Each view corresponds to a camera name, and an image and depth filename. The format strings are in Python syntax. For
2D datasets, there is an argument “x” and an argument “y”. For 1D datasets there is only an argument “x”.
Format is described at https://pyformat.info/.
The C++ tools use fmt to parse the format string (not printf
).
“Filenames” are relative file paths. The file paths are always relative to the location of the parameters file. Except if the filename begins with “/”: then it is considered an absolute path.
kinect_raw
and vsrs
are groups. They contain additional files belonging to the view. kinect_raw
are the raw,
unprocessed files from the Kinect camera. vsrs
are .yuv
files for VSRS.
They can optionally have a different numbering. filename_x_index_factor
(“factor”) and filename_x_index_offset
(“offset”) are both optional. If they
are not present, factor defaults to 1, and offset defaults to 0. (Same for Y).
The factor can be a real number. The offset is always an integer. Both can be negative.
The filename format templates in a group (e.g. vsrs/image_filename_format
) are formatted with the local indices.
The mapping is:
local_x = floor(x * factor) + offset
In this example x = 101, 102, 103
becomes in raw_kinect
: local_x = 684, 683, 682
.
The default image_filename_format
, etc. values (not in a group) are said to be in the root group or default group.

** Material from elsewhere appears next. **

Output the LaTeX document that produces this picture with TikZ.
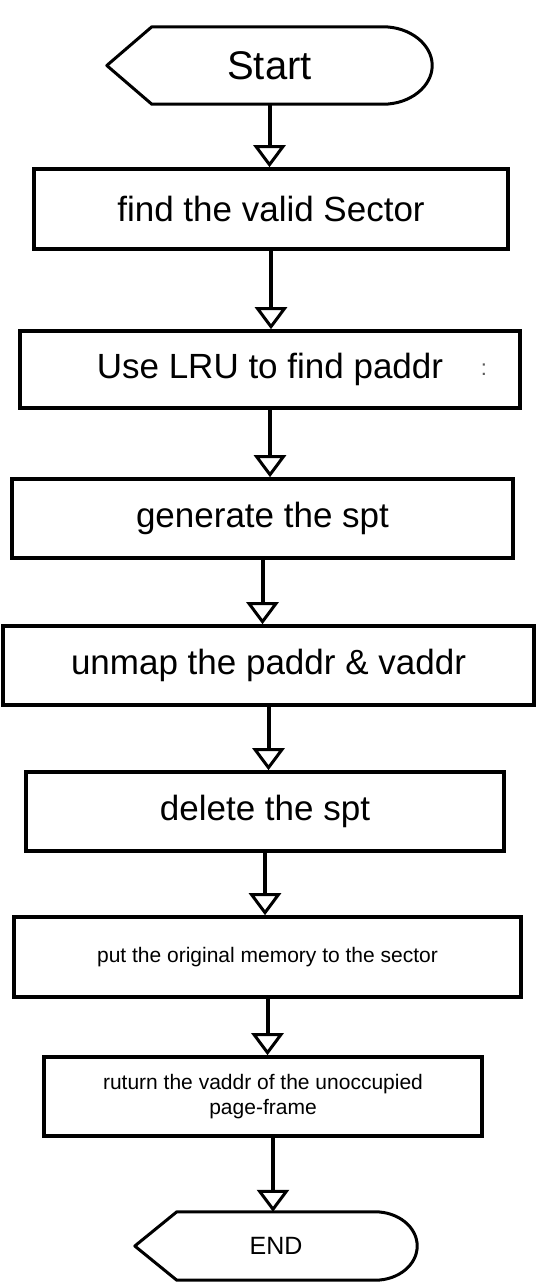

There are tools for manipulating dataset parameter files in dataset/
.
dataset/slice make a 1D slice of a 2D parameters file, by fixing the Y index to a certain value. It produces a 1D dataset parameters file. The example 1D parameters file was generated using this, by fixing Y to 151.
To instead make a slice fixing the X index: It is not possible to have only a Y index in the file. Instead dataset/flip can be used to swap the meanings of the Y and X index. Then dataset/slice is used on that new, flipped parameters file.